▶ **GIVEN TASK**
Pictures aside, write out every record exactly as it appears.

»»

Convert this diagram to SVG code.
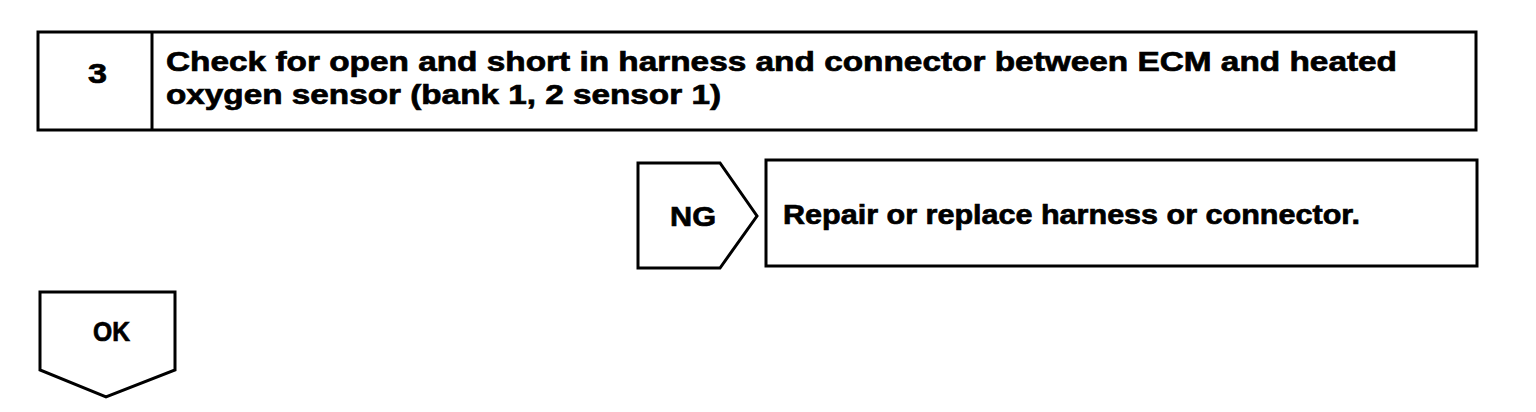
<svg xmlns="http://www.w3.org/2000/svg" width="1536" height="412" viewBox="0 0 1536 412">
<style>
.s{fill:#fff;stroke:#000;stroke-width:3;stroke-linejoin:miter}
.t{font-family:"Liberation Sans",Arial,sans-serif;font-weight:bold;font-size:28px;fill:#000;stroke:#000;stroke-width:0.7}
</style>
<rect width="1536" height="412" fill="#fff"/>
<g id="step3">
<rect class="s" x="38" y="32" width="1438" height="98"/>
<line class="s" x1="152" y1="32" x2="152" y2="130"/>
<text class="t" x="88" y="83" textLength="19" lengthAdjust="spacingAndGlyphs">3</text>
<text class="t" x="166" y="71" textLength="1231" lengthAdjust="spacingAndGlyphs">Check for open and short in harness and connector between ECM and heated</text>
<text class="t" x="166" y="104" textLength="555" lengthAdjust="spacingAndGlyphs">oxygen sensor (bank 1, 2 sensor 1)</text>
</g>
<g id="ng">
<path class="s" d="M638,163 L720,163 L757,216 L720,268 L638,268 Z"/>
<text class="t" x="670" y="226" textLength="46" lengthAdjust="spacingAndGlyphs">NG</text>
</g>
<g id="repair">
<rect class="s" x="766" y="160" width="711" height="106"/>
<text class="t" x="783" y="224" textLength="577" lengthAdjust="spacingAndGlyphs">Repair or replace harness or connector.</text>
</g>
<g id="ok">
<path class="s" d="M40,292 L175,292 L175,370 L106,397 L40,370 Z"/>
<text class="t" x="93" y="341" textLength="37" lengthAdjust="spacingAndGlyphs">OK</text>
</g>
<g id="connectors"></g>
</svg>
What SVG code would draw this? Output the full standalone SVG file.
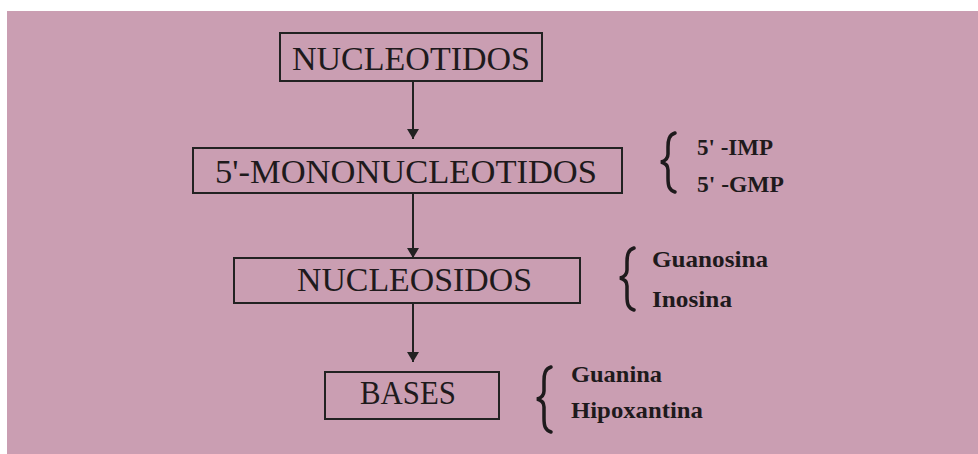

««

▶ **EXERCISE RESULT**
Convert this diagram to SVG code.
<svg xmlns="http://www.w3.org/2000/svg" width="1536" height="412" viewBox="0 0 1536 412">
<style>
.s{fill:#fff;stroke:#000;stroke-width:3;stroke-linejoin:miter}
.t{font-family:"Liberation Sans",Arial,sans-serif;font-weight:bold;font-size:28px;fill:#000;stroke:#000;stroke-width:0.7}
</style>
<rect width="1536" height="412" fill="#fff"/>
<g id="step3">
<rect class="s" x="38" y="32" width="1438" height="98"/>
<line class="s" x1="152" y1="32" x2="152" y2="130"/>
<text class="t" x="88" y="83" textLength="19" lengthAdjust="spacingAndGlyphs">3</text>
<text class="t" x="166" y="71" textLength="1231" lengthAdjust="spacingAndGlyphs">Check for open and short in harness and connector between ECM and heated</text>
<text class="t" x="166" y="104" textLength="555" lengthAdjust="spacingAndGlyphs">oxygen sensor (bank 1, 2 sensor 1)</text>
</g>
<g id="ng">
<path class="s" d="M638,163 L720,163 L757,216 L720,268 L638,268 Z"/>
<text class="t" x="670" y="226" textLength="46" lengthAdjust="spacingAndGlyphs">NG</text>
</g>
<g id="repair">
<rect class="s" x="766" y="160" width="711" height="106"/>
<text class="t" x="783" y="224" textLength="577" lengthAdjust="spacingAndGlyphs">Repair or replace harness or connector.</text>
</g>
<g id="ok">
<path class="s" d="M40,292 L175,292 L175,370 L106,397 L40,370 Z"/>
<text class="t" x="93" y="341" textLength="37" lengthAdjust="spacingAndGlyphs">OK</text>
</g>
<g id="connectors"></g>
</svg>
What SVG code would draw this? Output the full standalone SVG file.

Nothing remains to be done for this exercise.